The commerically labelled tuak (rice wine) made in Taiwan may not be as good as the tuak made by the Iban ladies I know!!

Ah Ngao said...

"The Royalist" brewed locally not bad le...,i tried before.i don't really drink much becoz ,just taking a glass my face turns red like a red-face duck very fast(siao lee)...hehe

Sarawakiana@2 said...

Ah Ngao
That's a nice brand. I have one bottle and was kept there for a long time. No occasion to drink.

Finally someone decided to have a go and finished it. Nice. really nice.

Some people just turn red when drinking. It means the body cannot take it. Good for you too.

I know so many people drink themselves silly and the wives have a hard time managing them and their after effects. That's one kind of abuse too.

Ah Ngao said...

yes Sarawakiana, drink sampai peng it's okay,but drink sampai turn amok ! - that's the danger zone .Wishing you & family a very happy and peaceful Gawai ...!

Sarawakiana@2 said...

Thanks Ah Ngao...

Safe driving and visit some houses...

Happy Gawai too...

Ann said...

alamack, Tuak made in Taiwan.

You better go back to your in law's longhouse and learn to make the real McCoy Tuak, and don;t forget to pass it on to you kids, no matter whether they live in California or perth.

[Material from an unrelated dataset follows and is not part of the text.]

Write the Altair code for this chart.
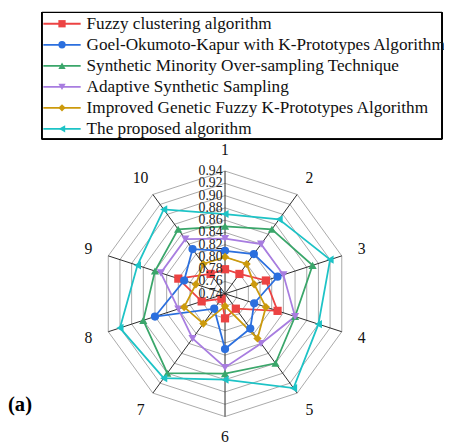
import altair as alt
import pandas as pd

# ---- data ----
series_names = [
    "Fuzzy clustering algorithm",
    "Goel-Okumoto-Kapur with K-Prototypes Algorithm",
    "Synthetic Minority Over-sampling Technique",
    "Adaptive Synthetic Sampling",
    "Improved Genetic Fuzzy K-Prototypes Algorithm",
    "The proposed algorithm",
]
axes_labels = ["1", "2", "3", "4", "5", "6", "7", "8", "9", "10"]
fuzzy = [0.78, 0.78, 0.81, 0.83, 0.77, 0.78, 0.75, 0.78, 0.82, 0.78]
gokp = [0.81, 0.82, 0.83, 0.79, 0.81, 0.83, 0.77, 0.86, 0.81, 0.83]
smote = [0.85, 0.87, 0.89, 0.86, 0.88, 0.87, 0.90, 0.88, 0.86, 0.87]
adasyn = [0.83, 0.84, 0.84, 0.86, 0.84, 0.86, 0.83, 0.82, 0.85, 0.85]
igfkp = [0.80, 0.80, 0.79, 0.81, 0.83, 0.76, 0.80, 0.81, 0.79, 0.80]
proposed = [0.87, 0.89, 0.92, 0.90, 0.93, 0.88, 0.91, 0.92, 0.89, 0.91]
ticks = [0.74, 0.76, 0.78, 0.80, 0.82, 0.84, 0.86, 0.88, 0.90, 0.92, 0.94]

colors = ["#ec4343", "#2b6fde", "#3aa66a", "#a87de0", "#cc9a0c", "#1dc3c6"]
shapes = ["square", "circle", "triangle-up", "triangle-down", "diamond", "triangle-left"]

R_MIN, R_MAX = 0.74, 0.94
N = len(axes_labels)

all_vals = [fuzzy, gokp, smote, adasyn, igfkp, proposed]
rows = []
for s, vals in zip(series_names, all_vals):
    for i in range(N + 1):
        k = i % N
        rows.append({"series": s, "axis": k, "value": vals[k], "ord": i})
df = pd.DataFrame(rows)

ring_rows = []
for t in ticks[1:]:
    for i in range(N + 1):
        ring_rows.append({"tick": t, "axis": i % N, "ord": i})
rings = pd.DataFrame(ring_rows)

spokes = pd.DataFrame({"axis": list(range(N)), "label": axes_labels})
tick_df = pd.DataFrame({"tick": ticks, "label": [f"{t:.2f}" for t in ticks]})
leg_df = pd.DataFrame({"series": series_names})

W, H = 444, 440
CX, CY, RPX = 221, 287, 125
xs = alt.Scale(domain=[-CX / RPX, (W - CX) / RPX], range=[0, W], nice=False, zero=False)
ys = alt.Scale(domain=[(CY - H) / RPX, CY / RPX], range=[H, 0], nice=False, zero=False)
cs = alt.Scale(domain=series_names, range=colors)
ss = alt.Scale(domain=series_names, range=shapes)
FONT = "Liberation Serif, Times New Roman, serif"

ang = "datum.axis * 2 * PI / 10"

grid = alt.Chart(rings).transform_calculate(
    r=f"(datum.tick - {R_MIN}) / {R_MAX - R_MIN}"
).transform_calculate(
    x=f"datum.r * sin({ang})", y=f"datum.r * cos({ang})"
).mark_line(color="#a8a8a8", strokeWidth=1).encode(
    x=alt.X("x:Q", scale=xs, axis=None),
    y=alt.Y("y:Q", scale=ys, axis=None),
    detail="tick:N",
    order="ord:Q",
)

spoke = alt.Chart(spokes).transform_calculate(
    x=f"sin({ang})", y=f"cos({ang})", z="0"
).mark_rule(color="#2a2a2a", strokeWidth=1).encode(
    x=alt.X("z:Q", scale=xs, axis=None),
    y=alt.Y("z:Q", scale=ys, axis=None),
    x2="x:Q",
    y2="y:Q",
)

cat_labels = alt.Chart(spokes).transform_calculate(
    x=f"1.17 * sin({ang})", y=f"1.17 * cos({ang})"
).mark_text(font=FONT, fontSize=16, color="#111111", baseline="middle", align="center").encode(
    x=alt.X("x:Q", scale=xs, axis=None),
    y=alt.Y("y:Q", scale=ys, axis=None),
    text="label:N",
)

tick_labels = alt.Chart(tick_df).transform_calculate(
    x="-0.02", y=f"(datum.tick - {R_MIN}) / {R_MAX - R_MIN}"
).mark_text(font=FONT, fontSize=14, color="#222222", baseline="middle", align="right").encode(
    x=alt.X("x:Q", scale=xs, axis=None),
    y=alt.Y("y:Q", scale=ys, axis=None),
    text="label:N",
)

base = alt.Chart(df).transform_calculate(
    r=f"(datum.value - {R_MIN}) / {R_MAX - R_MIN}"
).transform_calculate(
    x=f"datum.r * sin({ang})", y=f"datum.r * cos({ang})"
)

lines = base.mark_line(strokeWidth=1.8).encode(
    x=alt.X("x:Q", scale=xs, axis=None),
    y=alt.Y("y:Q", scale=ys, axis=None),
    color=alt.Color("series:N", scale=cs, legend=None),
    detail="series:N",
    order="ord:Q",
)

points = base.transform_filter("datum.ord < 10").mark_point(filled=True, opacity=1, size=70).encode(
    x=alt.X("x:Q", scale=xs, axis=None),
    y=alt.Y("y:Q", scale=ys, axis=None),
    color=alt.Color("series:N", scale=cs, legend=None),
    shape=alt.Shape("series:N", scale=ss, legend=None),
)

# ---- legend ----
ly = alt.Y("series:N", scale=alt.Scale(type="point", domain=series_names, range=[12, 119], padding=0), axis=None)
leg_box = alt.Chart(leg_df).mark_rect(fill=None, stroke="#000000", strokeWidth=1).encode(
    x=alt.value(34.5), x2=alt.value(442), y=alt.value(0.5), y2=alt.value(129.5)
)
leg_line = alt.Chart(leg_df).mark_rule(strokeWidth=1.8).encode(
    x=alt.value(36), x2=alt.value(74), y=ly,
    color=alt.Color("series:N", scale=cs, legend=None),
)
leg_pt = alt.Chart(leg_df).mark_point(filled=True, opacity=1, size=55).encode(
    x=alt.value(55), y=ly,
    color=alt.Color("series:N", scale=cs, legend=None),
    shape=alt.Shape("series:N", scale=ss, legend=None),
)
leg_txt = alt.Chart(leg_df).mark_text(font=FONT, fontSize=17.5, align="left", baseline="middle", color="#111111").encode(
    x=alt.value(80), y=ly, text="series:N",
)

panel = alt.Chart(leg_df).transform_filter("datum.series == 'The proposed algorithm'").transform_calculate(
    t="'(a)'"
).mark_text(font=FONT, fontSize=21, fontWeight="bold", align="left", baseline="middle", color="#000000").encode(
    x=alt.value(0), y=alt.value(400), text="t:N"
)

chart = alt.layer(
    grid, spoke, lines, points, tick_labels, cat_labels,
    leg_box, leg_line, leg_pt, leg_txt, panel
).resolve_scale(y="independent").properties(
    width=W, height=H, padding=0, autosize="none"
).configure_view(stroke=None)

chart.save("out.html", embed_options={"renderer": "svg", "actions": False})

Next time, it will be made in mass Made in China.

Sarawakiana@2 said...

Taiwan has a good history of native wines made from all kinds of good rice. And tourists enjoy them because they are well bottled and labelled.

that's the difference between our tuak and their tuak...

Give something a good brand and it sells. My friend's tuak is better than most of the sake I have drunk (pardon me my Japanese friends...).

Come and drink my tuak Ann...or may be I could do some mystical brewing in Auckland!! The peaceful spirits of the earth would only be too happy to help out and make my tuak strong and good....make a man a strong man and make a woman a good woman...cheers.